= Lankapalli Bullayya =

Indian educator and university vice chancellor

Lankapalli Bullayya (1918–1992) was an Indian educator and vice-chancellor of Andhra University, Andhra Pradesh. He was the first Dalit to be appointed vice-chancellor of an Indian university.

==Life and career==

Bullayya was born in 1918 in Peravali, near Vemuru, Guntur district He had to travel long distances to receive his education. Bullayya received a B.A. degree with honours from Andhra University, and served as principal of a BEd college in Kurnool. He later became a District Educational Officer in Kurnool, Krishna and other districts and served in the Education Department as a senior-level officer. After the formation of Andhra State in 1953, Bullayya was appointed Director of Public Instruction. As Director of Higher Education for the government of Andhra Pradesh, he was instrumental in bringing about educational reform.

He considered the 10+2+3 plan in Andhra Pradesh before it was recommended by the Kothari Commission. In November 1968, Bullaya was appointed vice-chancellor, continuing in that post until December 1974. He sympathised with socially- and economically disadvantaged students, and was concerned about their welfare. Six affiliated colleges were permitted to establish postgraduate departments in selected subjects for the purpose of decentralisation. Coaching classes for civil-service examinations and the Continuing Education Scheme were introduced. For the first time in South India, a School of Correspondence Courses was established due to Bullayya's efforts. When university buildings were damaged after the 1970 cyclone which struck Visakhapatnam Bullayya showed photographs of the damage to University Grants Commission authorities in New Delhi, seeking grants for the repair of the buildings. The UGC granted funds not only for repairs, but for constructing new buildings.

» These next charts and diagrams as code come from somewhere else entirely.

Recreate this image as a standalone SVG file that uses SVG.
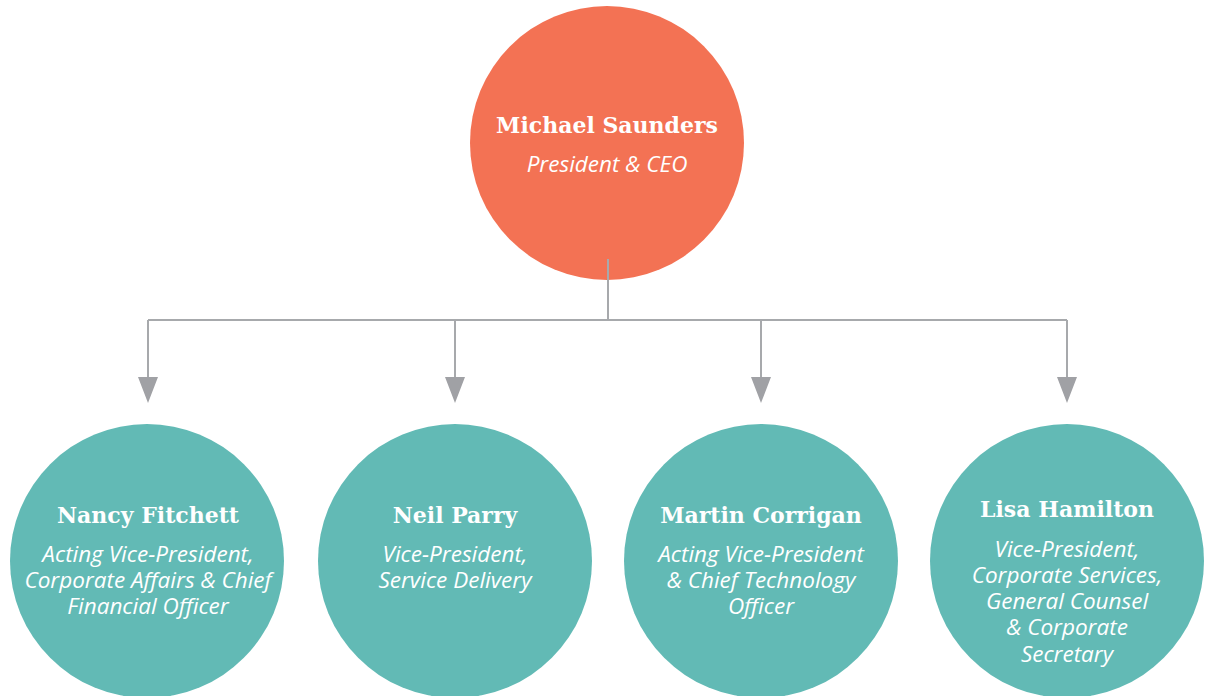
<svg xmlns="http://www.w3.org/2000/svg" width="1209" height="696" viewBox="0 0 1209 696">
<style>
.top{fill:#F37254}
.sub{fill:#62BAB5}
.name{font-family:"DejaVu Serif",serif;font-weight:bold;font-size:22px;fill:#fff;text-anchor:middle}
.role{font-family:"Open Sans",sans-serif;font-style:italic;font-size:22.5px;fill:#fff;text-anchor:middle}
.ln{stroke:#A7A9AC;stroke-width:2;fill:none}
.ah{fill:#A0A1A5}
</style>
<rect width="1209" height="696" fill="#fff"/>
<g id="n-michael">
<circle class="top" cx="607" cy="143" r="137"/>
<text class="name" x="607" y="133">Michael Saunders</text>
<text class="role" x="607" y="172">President &amp; CEO</text>
</g>
<g id="connectors">
<path class="ln" d="M608 259V320M148 320H1067M148 320V378M455 320V378M761 320V378M1067 320V378"/>
<path class="ah" d="M138 377H158L148 403Z M445 377H465L455 403Z M751 377H771L761 403Z M1057 377H1077L1067 403Z"/>
</g>
<g id="n-nancy">
<circle class="sub" cx="147" cy="561" r="137"/>
<text class="name" x="148" y="523">Nancy Fitchett</text>
<text class="role" x="148" y="562">Acting Vice-President,</text>
<text class="role" x="148" y="588">Corporate Affairs &amp; Chief</text>
<text class="role" x="148" y="614">Financial Officer</text>
</g>
<g id="n-neil">
<circle class="sub" cx="455" cy="561" r="137"/>
<text class="name" x="455" y="523">Neil Parry</text>
<text class="role" x="455" y="562">Vice-President,</text>
<text class="role" x="455" y="588">Service Delivery</text>
</g>
<g id="n-martin">
<circle class="sub" cx="761" cy="561" r="137"/>
<text class="name" x="761" y="523">Martin Corrigan</text>
<text class="role" x="761" y="562">Acting Vice-President</text>
<text class="role" x="761" y="588">&amp; Chief Technology</text>
<text class="role" x="761" y="614">Officer</text>
</g>
<g id="n-lisa">
<circle class="sub" cx="1067" cy="561" r="137"/>
<text class="name" x="1067" y="517">Lisa Hamilton</text>
<text class="role" x="1067" y="557">Vice-President,</text>
<text class="role" x="1067" y="583">Corporate Services,</text>
<text class="role" x="1067" y="609">General Counsel</text>
<text class="role" x="1067" y="635">&amp; Corporate</text>
<text class="role" x="1067" y="662">Secretary</text>
</g>
</svg>
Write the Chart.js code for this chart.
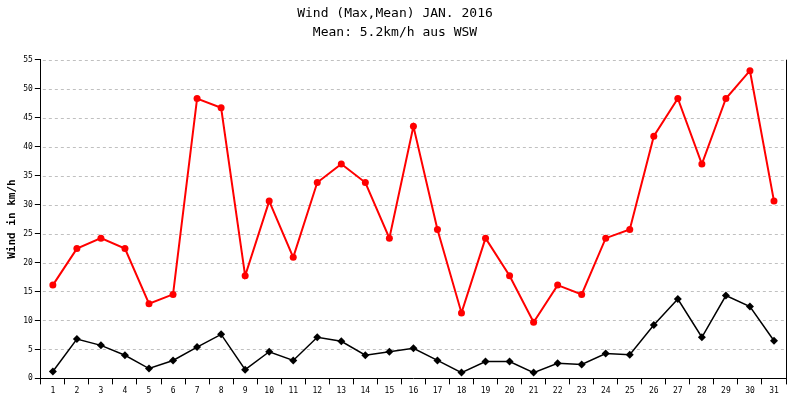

Bullayya later served at the Union Public Service Commission in an advisory capacity on behalf of Telugu-speaking candidates at the UPSC Interview Board. He was chairman of the Andhra Pradesh and all-India units of the Boy Scouts and a director on the Andhra Bank Board. Bullayya's wife, Samyuktha, was also an educator and former chairman of the Andhra Pradesh Housing Board. His brother's sons Lankapally Ramesh Babu and Suresh Babu are public servants in Sanjeeva Reddy Nagar, Hyderabad. Dr. Bullayya College at Visakhapatnam was named after him. He founded Dr. V.S. Krishna Government College in remembrance of his predecessor, vice-chancellor Vasireddy Sri Krishna, and was more concerned about that school than the one named after himself. A bust of Bullayya has been installed in the School of Distance Education in Visakhapatnam.